One of the more widely used mechanism for limiting consumption of memory resources in IT environments running containers is Control Groups, otherwise known as cgroups, that can be found inside the Linux kernel. In fact, LinkedIn has been making extensive use of cgroup to build a LinkedIn Platform as a Service (LPS) environment to deploy a range of applications that are based mostly on containers.
But recently the company revealed it has started encountering some unexpected issues with relying on cgroups at scale. Instead of completely isolating resources, LinkedIn is reporting that cgroups only limits resource usage in a way that prevents applications running in memory from starving other applications trying to access a common pool of memory.
Specifically, the company is advising fellow developers to remember that memory is not reserved by cgroups as it is with traditional virtual machines.
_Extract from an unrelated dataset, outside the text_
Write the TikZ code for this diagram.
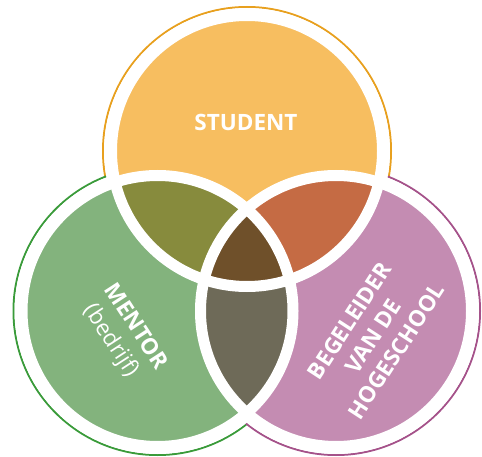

In addition, LinkedIn reports that Page cache used by applications is counted toward a cgroups memory limit, and that the underlying operating system also can steal a portion of that memory limit.
LinkedIn has yet to test the latest version of cgroups. But LinkedIn is advising other developers using the first version needs to manually isolate the amount of memory being made available to any cgroups instance to avoid this issue.
Steve Ihde, director of Engineering at LinkedIn, says the social media company is committed to sharing its experiences with other developers as it builds out LPS and other technologies it uses to run applications at web scale. In fact, he notes the reason the company decided to build LPS in the first place was to eliminate any and all repetitive motions associated with DevOps. However, because when LinkedIn started this project there was no PaaS environment optimized for the type of microservices architecture that LinkedIn wanted to construct, the company decided to build one itself from the ground up as part of Project InVersion, which the company launched back in 2011.
In addition to automating provisioning, Ihde says LPS provides LinkedIn with a better way to automate policy management across a broad range of isolated microservices.
The issues that LinkedIn is encountering using containers highlight some of the challenges IT operations may encounter running containers on bare metal servers. Despite the processing overhead generated, most IT organizations opt to deploy containers on top of virtual machines in production environments to both ensure isolation and leverage existing investments in IT management frameworks. But web-scale companies such as LinkedIn have a much more vested interest in driving down their IT infrastructure costs. More efficient usage of memory at that scale can translate into millions of dollars in savings. Because of that issue there’s a lot more interest in running containers on bare metal servers by both the providers of these applications and the cloud service providers that often host them.
A PaaS environment can provide IT organizations with more flexibility in terms of addressing the management of containers on an individual application level. At this juncture most IT organizations won’t need to build their own PaaS to accomplish that goal. But the one thing they can count on is that organizations such as LinkedIn sharing more of their experiences as early adopters of containers benefits the rest of the DevOps community.